1. I felt God tell me that I would be doing some public speaking regarding my ministry.

Shortly thereafter He gave me opportunity.

2. God told me to write a book based on my experience with Stillbirth, miscarriage, and infertility.

I had never written anything but a couple of songs, yet the words just flowed.

3. I felt I was supposed to start writing a blog.

This freaked me out completely.  I misuse commas like crazy.  How in the world was I going to write on a regular basis without making major mistakes?  I thank God for an amazing friend who is gifted in this area, and has mentored me, although she doesn’t always read my latest posts for fear of the occasional faux pas.  If you are part of the grammar police, you might not want to read this blog.  I’m just saying…

4. On my birthday I felt God speak this to my spirit, “This is not a hobby.  Develop a plan.  Get organized.  You have work to do.”

This is where I am now.  I’m moving even further out of my comfort zone and on to the development part of my journey.  Patience has never been my virtue, and the reality that things do not happen overnight is tough.

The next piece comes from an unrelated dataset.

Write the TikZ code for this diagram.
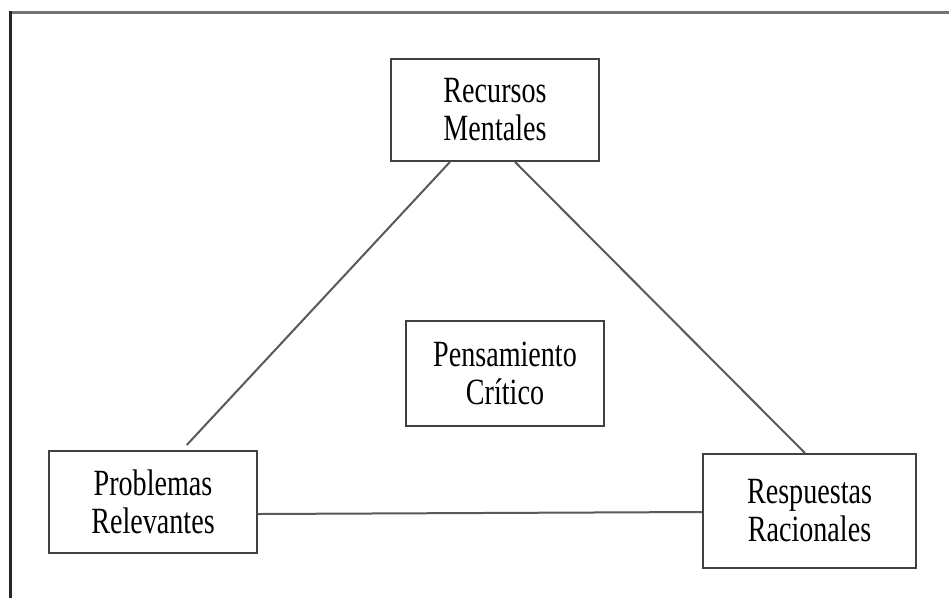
\documentclass[tikz,border=0pt]{standalone}
\usepackage{fontspec}
\newfontfamily\boxfont[FakeStretch=0.76]{Liberation Serif}
\begin{document}
\begin{tikzpicture}[x=1pt,y=-1pt,
  box/.style={draw=black!75,line width=1.8pt,fill=white,rectangle,inner sep=0pt,
    align=center,font=\boxfont\fontsize{37}{38}\selectfont,text=black},
  link/.style={draw=black!65,line width=2pt}]
\useasboundingbox (0,0) rectangle (949,598);
\fill[white] (0,0) rectangle (949,598);
% frame (top and left only)
\draw[black!55,line width=3pt] (10,12) -- (949,12);
\draw[black!85,line width=2.2pt] (10.5,11) -- (10.5,598);
% nodes
\node[box,minimum width=208pt,minimum height=102pt] (R) at (495,110) {Recursos\\Mentales};
\node[box,minimum width=198pt,minimum height=105pt] (C) at (505,373.5) {Pensamiento\\Crítico};
\node[box,minimum width=208pt,minimum height=102pt] (P) at (153,502) {Problemas\\Relevantes};
\node[box,minimum width=213pt,minimum height=114pt] (S) at (809.5,511) {Respuestas\\Racionales};
% connectors
\draw[link,shorten >=7pt] ([xshift=-45pt]R.south) -- ([xshift=29pt]P.north);
\draw[link] ([xshift=20pt]R.south) -- ([xshift=-4.5pt]S.north);
\draw[link] ([yshift=-12pt]P.east) -- ([yshift=-1pt]S.west);
\end{tikzpicture}
\end{document}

When I began the blog, I thought my new ministry, which is primarily for women, would be birthed through it.  Today, God told me something different.

Psalm 139:13-14

For You formed my inward parts; You covered me in my mother’s womb.  I will praise You, for I am fearfully and wonderfully made;marvelous are Your works, and that my soul knows very well.  (N.K.J.V.)

God has known me from the beginning.  He communed with me in the womb.  My ministry wasn’t birthed through the blog, or even the book.  It was born the day I was born.  God has had a purpose for my life that hasn’t changed from before He formed me in my mother’s womb.  However, it is my job to make the right choices to be able to fulfill that ministry.  I’ve experienced a lot of loss and devastation over the years.  It’s part of my ministry.  I am now working on the plan to fulfill it.  There are three things my plan begins with.

  1.  It begins with obedience.
  2. It begins with staying in tune with what God is speaking in my life.
  3. It begins with goals.

When the book makes its debut, I will speak more about my journey with pregnancy loss and infertility.  But, right now, I’m going to blog about my new journey- the journey of fulfilling my ministry.  I feel strongly that God is leading me in this direction.

I know I’m not the only one out there stepping on new territory.  Let’s do this together.  Let’s talk about what God is calling us to do, how we plan to be obedient, and what our goals are.  It’s time to move onto the next phase.